Average term length is pretty small (call it five), and the average prefix and suffix is obviously smaller than that. In the first 64kdoc segment from loading Enron, almost all prefixes were 15 and under. Since leaf nodes contain sorted data, the suffixes also tended to be small.

So, we could encode nPrefix<16 and nSuffix<8 in a single byte. If either is exceeded, we could fallback to no prefix and encode 128+nTerm (or, we could encode 0, then nPrefix and nSuffix). (No, don't do the latter, the 0 wastes space. If nPrefix is most likely of the two to exceed 128, encode nPrefix+128 then nSuffix, or vice versa. That way we're more likely to need only 3 bytes.)

This is only of moderate value, because we'll only save a maximum of a byte per term. But it's a free byte, and not too complicated at all to implement. Additionally, awhile back I tested delta-encoding for interior nodes, and for most nodes it increased the space needed, because adjacent terms tended to have no shared prefix. It did save about 2% for the 64kdoc segment's height-1 interior nodes. This encoding might counter that.


store interior nodes inline

Currently, for various reasons the leaf nodes must be a contiguous range of block ids. Thus, the interior nodes at height 1 are accumulated in memory, then flushed to the next range of blocks (and so on up the tree, thought height 1 is obviously most interesting). The memory footprint is N/C, with C being really rather large. The 64kdoc segment in the Enron corpus has only 85 interior blocks total, implying a memory footprint under 170k. But the 1mdoc segment is going to need a couple megabytes.

Since the blocks encode their height in the first byte, it would be easy to have segment merges skip interior nodes which were stored inline. This would only be of slight impact on merge performance, since interior blocks are only perhaps half a percent of total blocks. Then interior nodes could just be flushed as needed.

The problem is that interior nodes rely on their subtree nodes being contiguous. This would hold for the height 1 nodes (their leaf nodes would be contiguous), but the height 2 and above nodes would need to be encoded differently.

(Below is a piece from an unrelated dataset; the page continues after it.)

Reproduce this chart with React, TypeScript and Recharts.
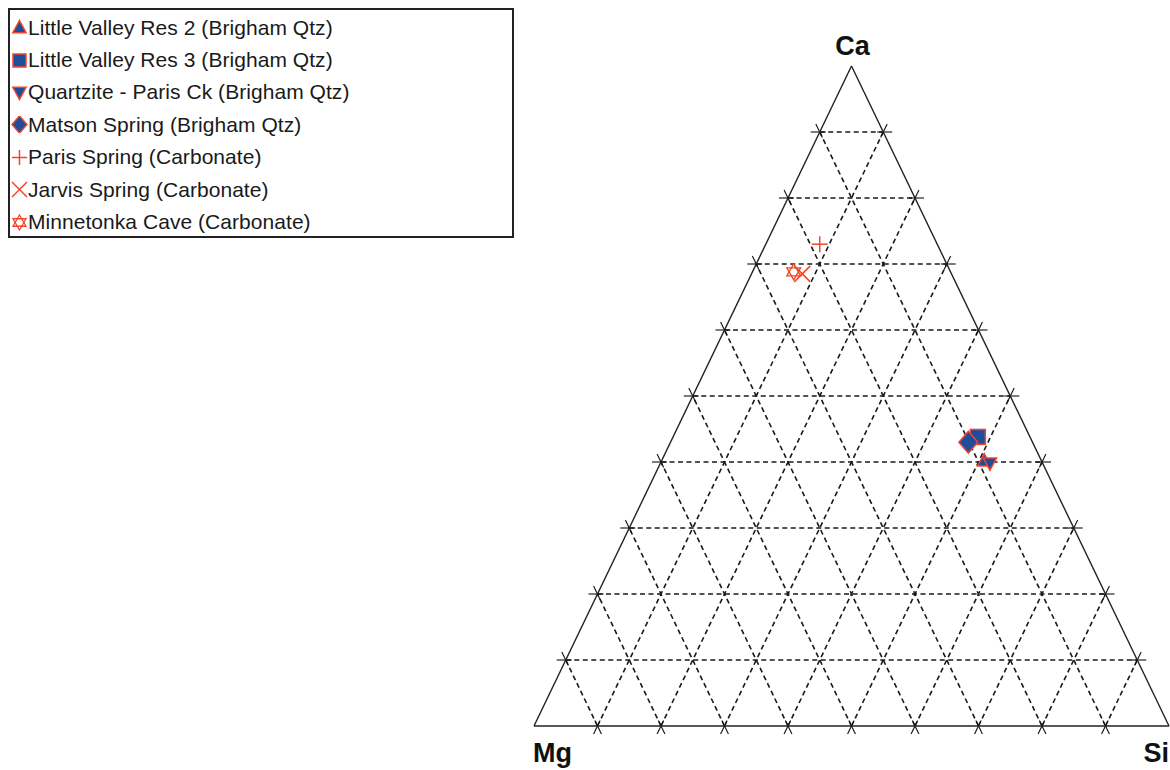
import React from 'react';
import { ScatterChart, Scatter, XAxis, YAxis, ReferenceLine, ReferenceDot, Legend } from 'recharts';

// ---------- data ----------
const seriesNames = [
  'Little Valley Res 2 (Brigham Qtz)',
  'Little Valley Res 3 (Brigham Qtz)',
  'Quartzite - Paris Ck (Brigham Qtz)',
  'Matson Spring (Brigham Qtz)',
  'Paris Spring (Carbonate)',
  'Jarvis Spring (Carbonate)',
  'Minnetonka Cave (Carbonate)',
];
const markerKinds = ['triangleUp', 'square', 'triangleDown', 'diamond', 'plus', 'cross', 'star'];
const caValues = [40.2, 43.8, 39.8, 43.0, 73.0, 68.5, 68.8];
const mgValues = [9.0, 8.2, 8.3, 10.1, 18.5, 23.5, 24.7];
const siValues = [50.8, 48.0, 51.9, 46.9, 8.5, 8.0, 6.5];
const gridFractions = [0.1, 0.2, 0.3, 0.4, 0.5, 0.6, 0.7, 0.8, 0.9];
const vertexLabels = { top: 'Ca', left: 'Mg', right: 'Si' };

// ---------- layout ----------
const W = 1170;
const H = 770;
const MARGIN = { top: 66, right: 1, bottom: 44, left: 534 };
const PW = W - MARGIN.left - MARGIN.right;
const PH = H - MARGIN.top - MARGIN.bottom;
const BLUE = '#1f4d9c';
const RED = '#f2462a';
const TICK_OUT = 9;
const TICK_IN = 6;

type P = { x: number; y: number };

const toXY = (ca: number, mg: number, si: number): P => {
  const t = ca + mg + si;
  return { x: (si + ca / 2) / t, y: ca / t };
};

// grid segments in data space
const gridLines: [P, P][] = [];
const ticks: [P, P][] = [];
const norm = (dxpx: number, dypx: number) => {
  const l = Math.hypot(dxpx, dypx);
  return { ux: dxpx / l, uy: dypx / l };
};
const addTick = (p: P, dxpx: number, dypx: number) => {
  const { ux, uy } = norm(dxpx, dypx);
  ticks.push([
    { x: p.x - (ux * TICK_IN) / PW, y: p.y - (uy * TICK_IN) / PH },
    { x: p.x + (ux * TICK_OUT) / PW, y: p.y + (uy * TICK_OUT) / PH },
  ]);
};
gridFractions.forEach((f) => {
  // Ca constant (horizontal)
  const l1 = { x: f / 2, y: f };
  const r1 = { x: 1 - f / 2, y: f };
  gridLines.push([l1, r1]);
  addTick(l1, -1, 0);
  addTick(r1, 1, 0);
  // Si constant (parallel to Mg-Ca edge)
  const b2 = { x: f, y: 0 };
  const t2 = { x: (1 + f) / 2, y: 1 - f };
  gridLines.push([b2, t2]);
  addTick(b2, -0.5 * PW, -PH);
  addTick(t2, 0.5 * PW, PH);
  // Mg constant (parallel to Si-Ca edge)
  const b3 = { x: 1 - f, y: 0 };
  const t3 = { x: (1 - f) / 2, y: 1 - f };
  gridLines.push([b3, t3]);
  addTick(b3, 0.5 * PW, -PH);
  addTick(t3, -0.5 * PW, PH);
});

const edges: [P, P][] = [
  [{ x: 0, y: 0 }, { x: 1, y: 0 }],
  [{ x: 0, y: 0 }, { x: 0.5, y: 1 }],
  [{ x: 1, y: 0 }, { x: 0.5, y: 1 }],
];

// ---------- markers ----------
const Marker = ({ kind, cx, cy, s }: { kind: string; cx: number; cy: number; s: number }) => {
  switch (kind) {
    case 'triangleUp':
      return (
        <polygon
          points={`${cx},${cy - s} ${cx + s * 0.95},${cy + s * 0.75} ${cx - s * 0.95},${cy + s * 0.75}`}
          fill={BLUE}
          stroke={RED}
          strokeWidth={1.5}
        />
      );
    case 'triangleDown':
      return (
        <polygon
          points={`${cx},${cy + s} ${cx + s * 0.95},${cy - s * 0.75} ${cx - s * 0.95},${cy - s * 0.75}`}
          fill={BLUE}
          stroke={RED}
          strokeWidth={1.5}
        />
      );
    case 'square':
      return <rect x={cx - s} y={cy - s} width={2 * s} height={2 * s} fill={BLUE} stroke={RED} strokeWidth={1.5} />;
    case 'diamond':
      return (
        <polygon
          points={`${cx},${cy - s * 1.15} ${cx + s},${cy} ${cx},${cy + s * 1.15} ${cx - s},${cy}`}
          fill={BLUE}
          stroke={RED}
          strokeWidth={1.5}
        />
      );
    case 'plus':
      return (
        <g stroke={RED} strokeWidth={1.5}>
          <line x1={cx - s} y1={cy} x2={cx + s} y2={cy} />
          <line x1={cx} y1={cy - s} x2={cx} y2={cy + s} />
        </g>
      );
    case 'cross':
      return (
        <g stroke={RED} strokeWidth={1.5}>
          <line x1={cx - s} y1={cy - s} x2={cx + s} y2={cy + s} />
          <line x1={cx - s} y1={cy + s} x2={cx + s} y2={cy - s} />
        </g>
      );
    case 'star':
      return (
        <g stroke={RED} strokeWidth={1.3} fill="none">
          <polygon points={`${cx},${cy - s} ${cx + s * 0.87},${cy + s * 0.5} ${cx - s * 0.87},${cy + s * 0.5}`} />
          <polygon points={`${cx},${cy + s} ${cx + s * 0.87},${cy - s * 0.5} ${cx - s * 0.87},${cy - s * 0.5}`} />
        </g>
      );
    default:
      return null;
  }
};

const plotSizes: Record<string, number> = {
  triangleUp: 7,
  triangleDown: 7,
  square: 7.5,
  diamond: 9.5,
  plus: 8,
  cross: 8,
  star: 8,
};
const legendSizes: Record<string, number> = {
  triangleUp: 7,
  triangleDown: 7,
  square: 6.5,
  diamond: 7.5,
  plus: 7.5,
  cross: 7.5,
  star: 7.5,
};

const renderLegend = () => (
  <div
    style={{
      width: 506,
      height: 230,
      border: '2px solid #222',
      boxSizing: 'border-box',
      background: '#fff',
      paddingTop: 1.5,
      fontFamily: '"Liberation Sans", Arial, sans-serif',
      fontSize: 21,
      color: '#1a1a1a',
    }}
  >
    {seriesNames.map((n, i) => (
      <div key={n} style={{ display: 'flex', alignItems: 'center', height: 32.4, paddingLeft: 1 }}>
        <svg width={17} height={17} style={{ flex: 'none' }}>
          <Marker kind={markerKinds[i]} cx={8.5} cy={8.5} s={legendSizes[markerKinds[i]]} />
        </svg>
        <span style={{ marginLeft: 0, whiteSpace: 'nowrap', letterSpacing: 0.05 }}>{n}</span>
      </div>
    ))}
  </div>
);

const labelStyle = { fontFamily: '"Liberation Sans", Arial, sans-serif', fontWeight: 700, fontSize: 27, fill: '#111' };

const App = () => {
  const seriesData = seriesNames.map((name, i) => [toXY(caValues[i], mgValues[i], siValues[i])]);
  return (
    <div style={{ position: 'absolute', left: 0, top: 0, width: W, height: H, background: '#fff' }}>
      <ScatterChart width={W} height={H} margin={MARGIN}>
        <XAxis type="number" dataKey="x" domain={[0, 1]} hide />
        <YAxis type="number" dataKey="y" domain={[0, 1]} hide />
        <Legend
          layout="horizontal"
          verticalAlign="middle"
          align="center"
          content={renderLegend}
          wrapperStyle={{ left: 8, top: 8, width: 506, height: 230 }}
        />
        {gridLines.map((seg, i) => (
          <ReferenceLine
            key={`g${i}`}
            segment={seg}
            stroke="#1a1a1a"
            strokeWidth={1.6}
            strokeDasharray="5 3.5"
            ifOverflow="visible"
          />
        ))}
        {ticks.map((seg, i) => (
          <ReferenceLine key={`t${i}`} segment={seg} stroke="#111" strokeWidth={1.1} ifOverflow="visible" />
        ))}
        {edges.map((seg, i) => (
          <ReferenceLine key={`e${i}`} segment={seg} stroke="#222" strokeWidth={1.4} ifOverflow="visible" />
        ))}
        <ReferenceDot
          x={0.5}
          y={1}
          r={0}
          ifOverflow="visible"
          label={{
            content: (p: any) => (
              <text x={p.viewBox.x + 1} y={p.viewBox.y - 11} textAnchor="middle" style={labelStyle}>
                {vertexLabels.top}
              </text>
            ),
          }}
        />
        <ReferenceDot
          x={0}
          y={0}
          r={0}
          ifOverflow="visible"
          label={{
            content: (p: any) => (
              <text x={p.viewBox.x - 1} y={p.viewBox.y + 36} textAnchor="start" style={labelStyle}>
                {vertexLabels.left}
              </text>
            ),
          }}
        />
        <ReferenceDot
          x={1}
          y={0}
          r={0}
          ifOverflow="visible"
          label={{
            content: (p: any) => (
              <text x={p.viewBox.x} y={p.viewBox.y + 36} textAnchor="end" style={labelStyle}>
                {vertexLabels.right}
              </text>
            ),
          }}
        />
        {seriesNames.map((name, i) => (
          <Scatter
            key={name}
            name={name}
            data={seriesData[i]}
            isAnimationActive={false}
            shape={(props: any) => (
              <Marker kind={markerKinds[i]} cx={props.cx} cy={props.cy} s={plotSizes[markerKinds[i]]} />
            )}
          />
        ))}
      </ScatterChart>
    </div>
  );
};

export default App;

The 64kdoc segment had 20k leaf nodes, implying that level-1 interior nodes would be about 230 blockids apart. Adding a delta-encoded blockid per term at level 2 and above would thus be perhaps 2 bytes per term, which might reduce the fanout there from 230 to 180 or so. That doesn't seem too bad.


smaller rowids in %_segments

The current system stores all blocks in a single %_segments table which is keyed by rowid. When we do a merge, the newly created blocks are necessarily receiving a higher rowid than the blocks the merged data is coming from, which blocks are eventually deleted. Since the new segment uses higher rowids, the deletes rowids cannot be reclaimed.

This can be finessed by using one segment table for segments in odd levels, another for even levels, and merging as soon as a level is full. For instance, if we have enough level-0 segments in the even table, we merge to a level-1 segment in the odd table, then delete the level-0 segments from the even table. Since they were at the highest rowids in the even table, those rowids can be reclaimed when we start generating more level-0 segments. The "merging as soon as full" clause means that when we merge level-1 segments into a level-2 segment, there won't be any higher rowids in the even table for level-0 segments.

This isn't very useful for segment encoding - we only refer to blockids in the segment dir, and at the front of each interior node, so even a large segment will only have a couple hundred blockids encoded. It might be more useful in increasing the btree density for the %_segments table. In experiments with the Enron corpus, it looks like the impact is about a 1/10 drop in max(rowid), plus another 1/2 from splitting across tables.